I don’t know if the speech will help Barack regain his momentum. Watching the news and reading the web still have not given me a clear sense of how white America received his words. No matter what happens in the election, Obama’s speech was a great act of patriotism.
So, Marc, I must ask: having now sipped a little of the Barack O-Kool-Aid and tasting how sweet it is, can Obama count on your support in the PA primaries next month?
Melissa
Marc Lamont Hill
Melissa,
As much as I hate to admit it, you are right. At least partially.
I openly confess that, after Tuesday’s speech, I was momentarily swept up in Obama-rama. As I said to you publicly, I assumed that Obama would follow traditional political crisis-relief strategy by repudiating Jeremiah Wright, accepting no direct responsibility (but expressing regret that others were offended), and insisting that we move on to more important matters.
At the start of the speech, Obama seemed to be following that script by making unsettling remarks about “stalwart allies like Israel,” “the perverse and hateful ideologies of radical Islam,” and the need for patriarchal family structures. But once he got his perfunctory centrist kowtowing out of the way, Obama delivered one of the most complex, sophisticated, and powerful speeches in recent political history.
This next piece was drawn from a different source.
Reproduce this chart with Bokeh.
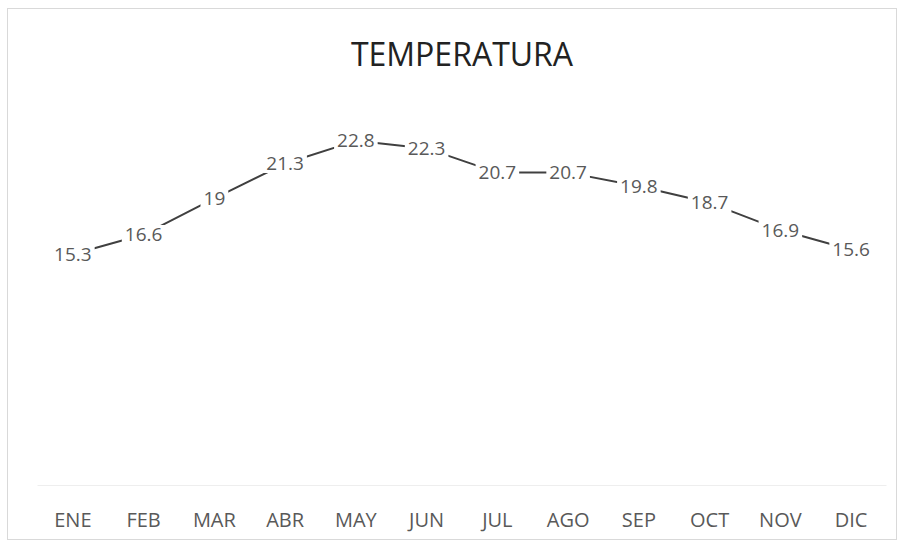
from bokeh.plotting import figure
from bokeh.models import ColumnDataSource, Range1d
from bokeh.core.properties import value
from bokeh.embed import file_html
from bokeh.resources import INLINE

months = ["ENE", "FEB", "MAR", "ABR", "MAY", "JUN", "JUL", "AGO", "SEP", "OCT", "NOV", "DIC"]
temps = [15.3, 16.6, 19, 21.3, 22.8, 22.3, 20.7, 20.7, 19.8, 18.7, 16.9, 15.6]
labels = ["15.3", "16.6", "19", "21.3", "22.8", "22.3", "20.7", "20.7", "19.8", "18.7", "16.9", "15.6"]

src = ColumnDataSource(dict(m=months, t=temps, lab=labels))

p = figure(x_range=months, y_range=Range1d(0, 26), width=890, height=532,
           output_backend="svg", toolbar_location=None,
           min_border_left=29, min_border_right=12, min_border_top=83, min_border_bottom=56)

p.title.text = "TEMPERATURA"
p.title.align = "center"
p.title.text_font = "Open Sans"
p.title.text_font_size = "32px"
p.title.text_font_style = "normal"
p.title.text_color = "#222222"
p.title.standoff = 36

p.line("m", "t", source=src, line_color="#404040", line_width=2)
p.text("m", "t", text="lab", source=src, text_align="center",
       text_baseline="middle", text_font=value("Open Sans"), text_font_size="19px",
       text_color="#595959", background_fill_color="white",
       background_fill_alpha=1.0, padding=3)

p.yaxis.visible = False
p.xgrid.grid_line_color = None
p.ygrid.grid_line_color = None
p.outline_line_color = None
p.xaxis.axis_line_color = "#eeeeee"
p.xaxis.major_tick_line_color = None
p.xaxis.minor_tick_line_color = None
p.xaxis.major_label_text_font = "Open Sans"
p.xaxis.major_label_text_font_size = "20px"
p.xaxis.major_label_text_color = "#595959"
p.xaxis.major_label_standoff = 14
p.styles = {"border": "1px solid #d9d9d9", "margin": "8px 0px 0px 7px"}

open("out.html", "w").write(file_html(p, INLINE))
Instead of merely assuaging white racial anxieties, Obama’s words forced the entire nation to come to terms with its demons. Although he unequivocally denounced Jeremiah Wright’s remarks, Obama refused to reduce him (or his own white grandmother) to a racist caricature. Also, through his evenhanded analysis of both structural inequality and individual responsibility, Obama raised the stakes for racial discourse in American politics.
So yes, I was definitely cheering for Obama on Tuesday. To be honest, I secretly root for him every time he wins a state or scores a political victory over Clinton or McCain. Still, despite my sentimental attachment to the brother, I have not drunk the Kool-Aid.
To drink the Kool-Aid is to believe that Obama gave that speech out of moral exigency rather than political desperation. After all, Obama had painted himself into a corner by running a “race neutral” campaign that implicitly promised not to make whites uncomfortable about things like white skin privilege or systemic racism. Once Wright’s comments became public, Obama was forced to defend his own position. Although his response was far more principled and sincere than I could have imagined, I doubt that he would have made it if it weren’t his best political option. More significantly, I do not believe that he would compromise his own personal ambition in order to realize the grand racial vision that he articulated on Tuesday. So, while I give him mad props for his courageous address, I’m still not a supporter.
That said, I still haven’t decided how I’m going to vote in next month’s Pennsylvania primary. My gut tells me to sit the election out and vote for Nader in November. But as we’ve learned from this controversy, anything can happen in a month.